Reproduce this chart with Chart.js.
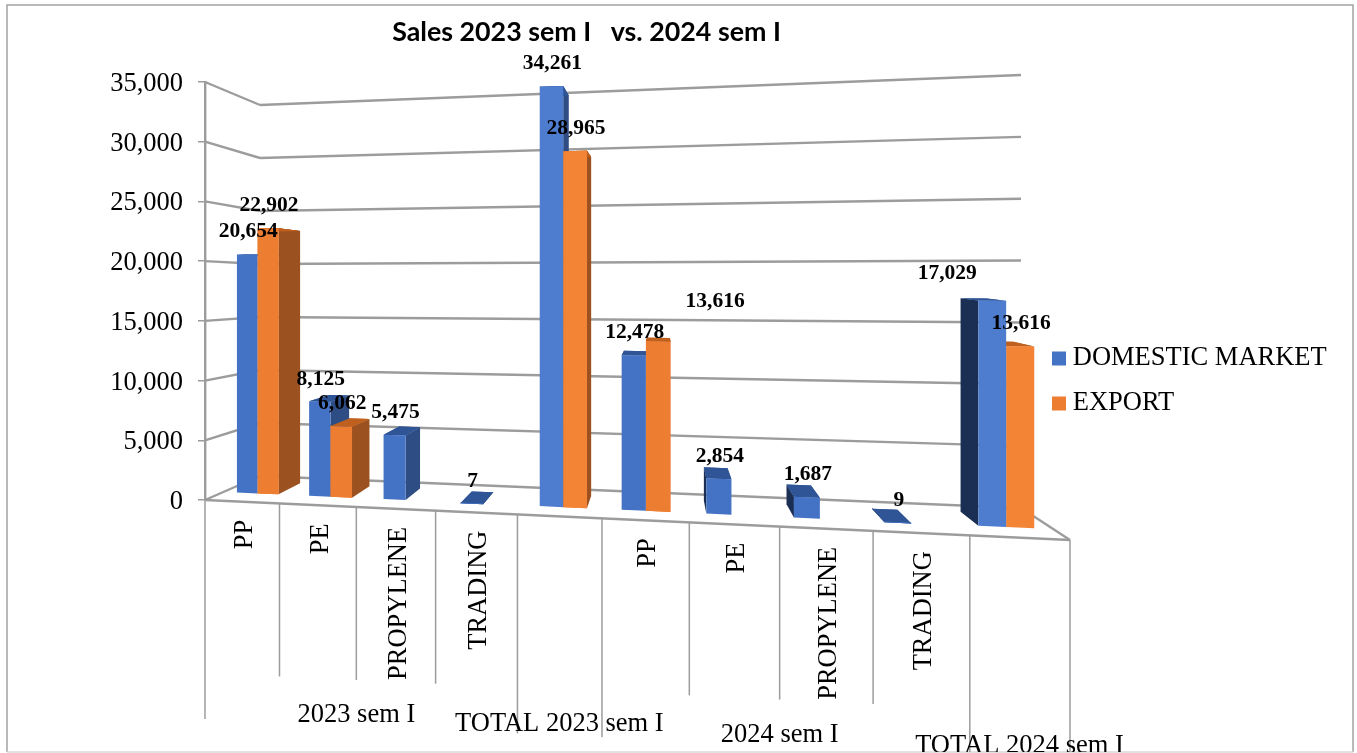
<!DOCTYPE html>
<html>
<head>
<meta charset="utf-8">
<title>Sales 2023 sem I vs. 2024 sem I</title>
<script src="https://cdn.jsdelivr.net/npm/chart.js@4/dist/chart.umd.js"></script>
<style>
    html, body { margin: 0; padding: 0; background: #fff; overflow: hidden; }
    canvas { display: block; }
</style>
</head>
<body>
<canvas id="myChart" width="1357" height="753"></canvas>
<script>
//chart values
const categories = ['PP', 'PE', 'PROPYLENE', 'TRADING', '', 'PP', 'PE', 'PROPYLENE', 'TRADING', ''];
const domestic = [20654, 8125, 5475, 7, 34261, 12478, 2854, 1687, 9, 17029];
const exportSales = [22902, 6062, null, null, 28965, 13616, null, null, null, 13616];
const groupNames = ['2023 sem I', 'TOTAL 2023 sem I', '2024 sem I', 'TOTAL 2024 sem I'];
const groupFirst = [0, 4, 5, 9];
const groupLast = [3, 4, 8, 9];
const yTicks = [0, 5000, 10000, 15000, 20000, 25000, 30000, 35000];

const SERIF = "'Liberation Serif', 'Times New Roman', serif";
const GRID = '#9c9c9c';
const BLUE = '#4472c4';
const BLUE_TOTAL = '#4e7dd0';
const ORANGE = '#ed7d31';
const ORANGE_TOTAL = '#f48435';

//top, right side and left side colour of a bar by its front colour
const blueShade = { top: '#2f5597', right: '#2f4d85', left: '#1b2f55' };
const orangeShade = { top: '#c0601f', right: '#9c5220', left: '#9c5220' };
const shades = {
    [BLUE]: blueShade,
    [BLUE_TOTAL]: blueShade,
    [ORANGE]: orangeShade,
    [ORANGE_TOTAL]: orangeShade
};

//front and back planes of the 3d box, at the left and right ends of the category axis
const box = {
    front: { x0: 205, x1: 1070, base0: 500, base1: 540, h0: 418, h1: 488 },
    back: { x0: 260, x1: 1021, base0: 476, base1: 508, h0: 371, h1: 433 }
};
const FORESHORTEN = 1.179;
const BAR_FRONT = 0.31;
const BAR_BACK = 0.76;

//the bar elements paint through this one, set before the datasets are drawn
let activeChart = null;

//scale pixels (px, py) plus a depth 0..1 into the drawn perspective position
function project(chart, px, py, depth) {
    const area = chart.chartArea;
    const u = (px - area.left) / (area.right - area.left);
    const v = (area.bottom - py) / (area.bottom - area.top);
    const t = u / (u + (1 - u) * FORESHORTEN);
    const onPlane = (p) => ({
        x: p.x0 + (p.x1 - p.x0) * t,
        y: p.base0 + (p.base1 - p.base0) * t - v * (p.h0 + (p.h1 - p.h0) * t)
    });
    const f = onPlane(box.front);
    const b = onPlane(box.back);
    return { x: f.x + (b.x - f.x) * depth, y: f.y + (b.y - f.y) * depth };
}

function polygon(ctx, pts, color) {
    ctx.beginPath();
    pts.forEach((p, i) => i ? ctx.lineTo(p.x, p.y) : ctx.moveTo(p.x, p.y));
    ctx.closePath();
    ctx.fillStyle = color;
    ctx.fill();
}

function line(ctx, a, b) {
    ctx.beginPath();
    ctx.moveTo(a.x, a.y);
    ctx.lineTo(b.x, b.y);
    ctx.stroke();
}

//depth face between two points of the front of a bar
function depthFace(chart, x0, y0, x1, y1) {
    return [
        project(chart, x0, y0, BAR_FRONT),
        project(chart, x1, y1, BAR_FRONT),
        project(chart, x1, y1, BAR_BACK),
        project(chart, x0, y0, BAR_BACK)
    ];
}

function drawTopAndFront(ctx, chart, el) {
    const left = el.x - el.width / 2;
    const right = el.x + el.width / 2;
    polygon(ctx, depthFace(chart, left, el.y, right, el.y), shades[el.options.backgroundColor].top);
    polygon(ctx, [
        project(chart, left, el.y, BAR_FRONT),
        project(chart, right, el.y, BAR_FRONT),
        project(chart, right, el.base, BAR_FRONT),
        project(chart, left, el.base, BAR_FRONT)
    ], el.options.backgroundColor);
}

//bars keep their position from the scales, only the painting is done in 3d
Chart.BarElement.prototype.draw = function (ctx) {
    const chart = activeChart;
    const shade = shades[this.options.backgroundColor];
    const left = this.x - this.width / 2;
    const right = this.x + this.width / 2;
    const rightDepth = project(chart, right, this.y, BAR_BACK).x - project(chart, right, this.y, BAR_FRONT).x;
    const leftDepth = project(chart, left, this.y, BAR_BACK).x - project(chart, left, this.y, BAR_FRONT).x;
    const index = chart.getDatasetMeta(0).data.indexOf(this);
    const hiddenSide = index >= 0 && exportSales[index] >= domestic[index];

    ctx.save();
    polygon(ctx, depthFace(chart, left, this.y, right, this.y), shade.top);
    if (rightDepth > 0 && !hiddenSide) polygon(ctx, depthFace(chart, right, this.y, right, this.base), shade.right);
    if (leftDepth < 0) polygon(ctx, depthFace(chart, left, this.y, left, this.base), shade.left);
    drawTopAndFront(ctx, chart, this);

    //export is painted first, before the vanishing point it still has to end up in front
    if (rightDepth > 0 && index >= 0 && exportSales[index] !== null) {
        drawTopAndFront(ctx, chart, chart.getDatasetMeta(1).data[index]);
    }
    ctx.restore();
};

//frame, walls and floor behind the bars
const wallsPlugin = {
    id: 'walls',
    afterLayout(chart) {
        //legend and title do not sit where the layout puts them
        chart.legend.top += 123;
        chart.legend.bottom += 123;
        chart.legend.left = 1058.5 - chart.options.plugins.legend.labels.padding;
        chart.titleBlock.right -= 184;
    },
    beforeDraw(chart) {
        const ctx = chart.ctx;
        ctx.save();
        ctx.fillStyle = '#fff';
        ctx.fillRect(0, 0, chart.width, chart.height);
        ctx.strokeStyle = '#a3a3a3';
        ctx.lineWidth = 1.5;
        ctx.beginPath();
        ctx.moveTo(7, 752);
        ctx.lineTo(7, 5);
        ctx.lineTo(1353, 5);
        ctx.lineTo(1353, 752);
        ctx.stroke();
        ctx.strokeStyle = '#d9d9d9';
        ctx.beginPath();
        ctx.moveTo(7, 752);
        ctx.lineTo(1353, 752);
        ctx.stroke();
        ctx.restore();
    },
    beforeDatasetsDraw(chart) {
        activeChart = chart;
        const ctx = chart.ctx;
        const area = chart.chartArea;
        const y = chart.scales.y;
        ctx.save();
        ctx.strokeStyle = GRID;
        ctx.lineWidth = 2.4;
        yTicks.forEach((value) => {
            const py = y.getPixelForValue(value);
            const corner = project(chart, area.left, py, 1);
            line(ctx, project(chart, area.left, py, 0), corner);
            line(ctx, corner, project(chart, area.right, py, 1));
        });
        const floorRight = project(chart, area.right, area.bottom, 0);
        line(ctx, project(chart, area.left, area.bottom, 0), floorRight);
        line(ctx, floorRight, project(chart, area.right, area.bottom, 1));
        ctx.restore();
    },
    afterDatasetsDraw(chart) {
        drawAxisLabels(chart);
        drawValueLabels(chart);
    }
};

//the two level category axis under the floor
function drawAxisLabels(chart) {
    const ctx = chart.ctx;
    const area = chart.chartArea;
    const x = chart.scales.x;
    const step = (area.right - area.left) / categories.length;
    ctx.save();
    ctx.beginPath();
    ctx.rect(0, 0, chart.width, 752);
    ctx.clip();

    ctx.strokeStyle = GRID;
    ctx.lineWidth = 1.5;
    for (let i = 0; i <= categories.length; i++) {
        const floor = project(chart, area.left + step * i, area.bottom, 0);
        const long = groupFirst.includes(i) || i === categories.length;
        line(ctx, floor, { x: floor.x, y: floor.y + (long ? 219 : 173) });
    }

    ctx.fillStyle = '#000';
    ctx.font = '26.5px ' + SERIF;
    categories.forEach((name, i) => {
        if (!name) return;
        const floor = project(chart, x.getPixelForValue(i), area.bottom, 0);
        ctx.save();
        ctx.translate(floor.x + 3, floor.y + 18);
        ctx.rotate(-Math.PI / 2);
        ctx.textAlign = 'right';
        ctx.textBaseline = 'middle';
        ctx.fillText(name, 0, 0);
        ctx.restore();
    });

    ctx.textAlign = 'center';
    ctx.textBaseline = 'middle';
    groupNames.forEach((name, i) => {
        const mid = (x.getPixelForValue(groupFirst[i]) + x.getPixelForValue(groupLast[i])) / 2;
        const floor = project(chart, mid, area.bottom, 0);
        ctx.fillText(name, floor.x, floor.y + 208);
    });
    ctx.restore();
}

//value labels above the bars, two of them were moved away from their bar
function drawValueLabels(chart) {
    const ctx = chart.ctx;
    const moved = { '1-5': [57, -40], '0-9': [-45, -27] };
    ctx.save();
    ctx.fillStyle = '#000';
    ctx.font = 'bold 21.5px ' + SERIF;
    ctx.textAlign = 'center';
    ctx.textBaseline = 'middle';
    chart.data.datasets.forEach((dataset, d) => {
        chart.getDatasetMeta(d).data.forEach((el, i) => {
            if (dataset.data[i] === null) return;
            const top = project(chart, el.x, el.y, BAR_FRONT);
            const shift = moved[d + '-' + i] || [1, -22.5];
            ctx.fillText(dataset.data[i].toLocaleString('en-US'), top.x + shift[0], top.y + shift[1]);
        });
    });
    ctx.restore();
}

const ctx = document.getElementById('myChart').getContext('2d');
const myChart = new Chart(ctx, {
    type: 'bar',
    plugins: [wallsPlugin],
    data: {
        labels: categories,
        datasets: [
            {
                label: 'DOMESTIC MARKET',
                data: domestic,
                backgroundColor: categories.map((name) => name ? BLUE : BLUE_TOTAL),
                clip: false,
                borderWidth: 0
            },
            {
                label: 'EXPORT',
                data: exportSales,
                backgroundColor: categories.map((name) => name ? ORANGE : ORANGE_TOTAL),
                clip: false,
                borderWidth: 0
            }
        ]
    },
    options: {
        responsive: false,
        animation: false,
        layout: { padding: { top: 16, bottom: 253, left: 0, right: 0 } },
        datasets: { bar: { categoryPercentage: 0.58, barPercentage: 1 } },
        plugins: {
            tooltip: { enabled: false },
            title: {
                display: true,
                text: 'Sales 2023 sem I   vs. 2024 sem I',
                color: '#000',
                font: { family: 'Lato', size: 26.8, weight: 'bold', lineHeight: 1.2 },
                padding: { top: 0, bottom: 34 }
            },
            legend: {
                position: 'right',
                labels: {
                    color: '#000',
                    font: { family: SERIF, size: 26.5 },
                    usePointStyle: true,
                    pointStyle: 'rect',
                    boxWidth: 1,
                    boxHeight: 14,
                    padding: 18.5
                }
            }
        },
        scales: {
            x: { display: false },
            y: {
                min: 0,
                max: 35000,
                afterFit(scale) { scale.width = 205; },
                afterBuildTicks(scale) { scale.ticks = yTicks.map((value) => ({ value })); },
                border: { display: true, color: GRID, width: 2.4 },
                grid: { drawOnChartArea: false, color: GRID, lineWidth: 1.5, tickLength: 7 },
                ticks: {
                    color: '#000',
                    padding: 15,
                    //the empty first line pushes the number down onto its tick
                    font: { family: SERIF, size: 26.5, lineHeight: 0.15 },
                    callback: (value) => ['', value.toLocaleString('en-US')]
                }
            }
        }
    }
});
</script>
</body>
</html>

************

*Problem*: Please take the lines from the beginning of the data above through the line holding "const ORANGE_TOTAL = '#f48435';" and transcribe them exactly, without any pictures.

*Full answer*:
Reproduce this chart with Chart.js.
<!DOCTYPE html>
<html>
<head>
<meta charset="utf-8">
<title>Sales 2023 sem I vs. 2024 sem I</title>
<script src="https://cdn.jsdelivr.net/npm/chart.js@4/dist/chart.umd.js"></script>
<style>
    html, body { margin: 0; padding: 0; background: #fff; overflow: hidden; }
    canvas { display: block; }
</style>
</head>
<body>
<canvas id="myChart" width="1357" height="753"></canvas>
<script>
//chart values
const categories = ['PP', 'PE', 'PROPYLENE', 'TRADING', '', 'PP', 'PE', 'PROPYLENE', 'TRADING', ''];
const domestic = [20654, 8125, 5475, 7, 34261, 12478, 2854, 1687, 9, 17029];
const exportSales = [22902, 6062, null, null, 28965, 13616, null, null, null, 13616];
const groupNames = ['2023 sem I', 'TOTAL 2023 sem I', '2024 sem I', 'TOTAL 2024 sem I'];
const groupFirst = [0, 4, 5, 9];
const groupLast = [3, 4, 8, 9];
const yTicks = [0, 5000, 10000, 15000, 20000, 25000, 30000, 35000];

const SERIF = "'Liberation Serif', 'Times New Roman', serif";
const GRID = '#9c9c9c';
const BLUE = '#4472c4';
const BLUE_TOTAL = '#4e7dd0';
const ORANGE = '#ed7d31';
const ORANGE_TOTAL = '#f48435';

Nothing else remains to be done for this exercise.